As if the yen doesn’t have enough reasons to weaken, risks are emerging that higher oil prices will hit energy import-dependent Japan and its currency. 

Crude oil futures jumped on Friday following reports that Israel launched a missile strike on Iran, extending their gain to more than 25% from a December low. The prospects of heightened tensions in the Middle East suggest the rally may have room to run.

That’s bad news for yen bulls: a 10% gain in oil prices will help pull down the currency by 3 to 4 yen against the dollar on an annual basis, according to estimates by Yujiro Goto, head of Japan currency strategy at Nomura Securities Co.

While the yen climbed initially on Friday amid flight to safety, it subsequently pared the gains. The currency has been dragged down by the wide yield gap between Japan and other major economies such as the US, and expectations that the Bank of Japan will raise interest rates only modestly while a Federal Reserve cut may be delayed.  

“Japan is totally dependent on imports for oil, so price increases lead to higher energy bills, the result of which can be seen in a weaker yen,” said Tsutomu Soma, a bond and currency trader at Monex Inc. in Tokyo. “Although rising oil prices are associated with higher inflation, it’s unlikely that the BOJ will rush to raise interest rates, so the rate differential will remain in place.” 

A shortfall in the nation’s trade balance has persisted since 2021 on a seasonally-adjusted basis, along with surging energy imports. Mineral fuels including oil, natural gas and coal make up about a quarter of the nation’s total imports, based on data from the Ministry of Finance.

The weak yen has failed to give Japan export competitiveness, with a gauge for inflation-adjusted overseas shipments stuck in a narrow range for three years. Investors are also parking more of their funds in higher-returning foreign securities, while businesses are investing more abroad, keeping in deficit Japan’s basic balance — a broad measure of capital flows.

In a sign of growing concern over external deficits, the Ministry of Finance is holding a series of meetings with academics and market watchers to discuss desirable policies to overcome those issues.

The yen strengthened 0.2% to 154.37 per dollar as of 1:33 p.m. in Tokyo. It has lost 25% since the end of 2021 as the Fed tightened policy aggressively to rein in inflation. US Treasury Secretary Janet Yellen this week acknowledged the concerns of Japan and South Korea over sharp declines in their currencies.

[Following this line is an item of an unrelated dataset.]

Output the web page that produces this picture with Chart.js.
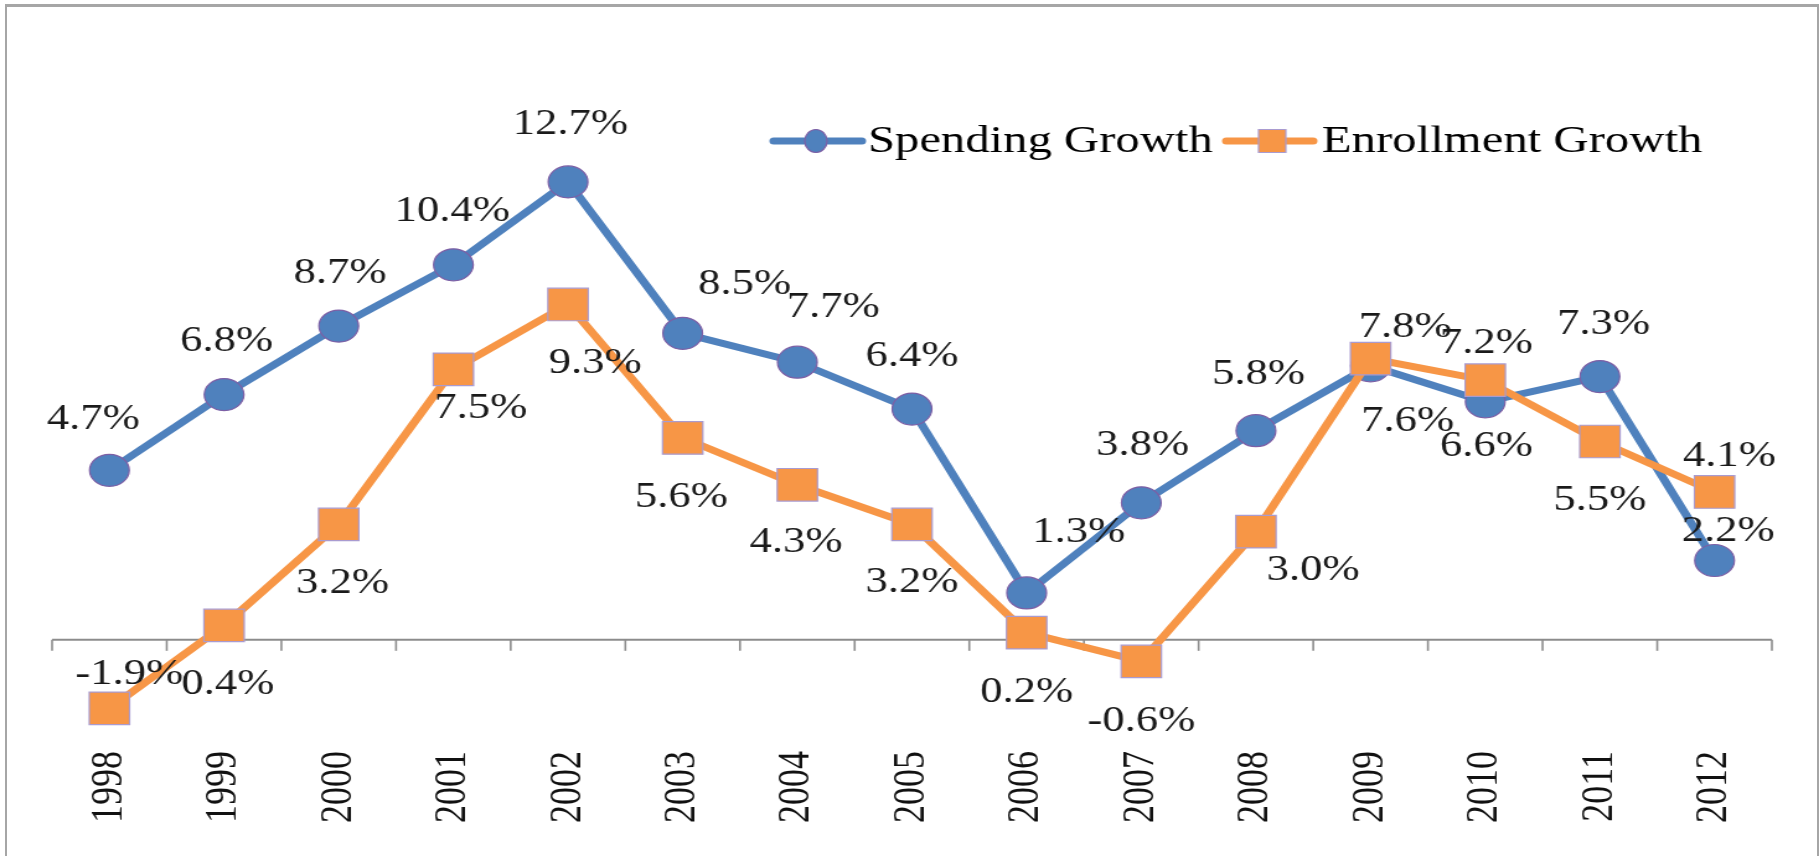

“The source of the yen’s weakness is the strength of the dollar from the exceptional resilience of the US economy and the markets pulling back Fed cut bets on sticky US inflation,” said Philip Wee, a senior FX strategist at DBS Bank Ltd. in Singapore. “The Middle East situation adds fuel to the fire by fanning fears of another oil price spike returning the Fed to hiking rates again.”

Energy Dependence

The high import bill partly comes from Japan’s decision to halt most of its nuclear power plants following the 2011 Fukushima disaster. Japan has a target for nuclear to account for as much as 22% of the power mix by 2030 from less than 10% now.

Net energy imports — the difference between imports and exports — stood at 85% of power consumption, according to Bloomberg calculations using the latest figures from the International Energy Agency. This is the highest among major economies and stands in a stark contrast with the US’s status as a net energy exporter.

“It is inevitable that the handling of mineral fuels will be emphasized as national policy” because adjusting the power mix can lower imports, Daisuke Karakama, chief market economist at Mizuho Bank Ltd. in Tokyo, wrote in a research note on Wednesday. “That would deliver the most immediate effect as a measure against the yen’s depreciation.”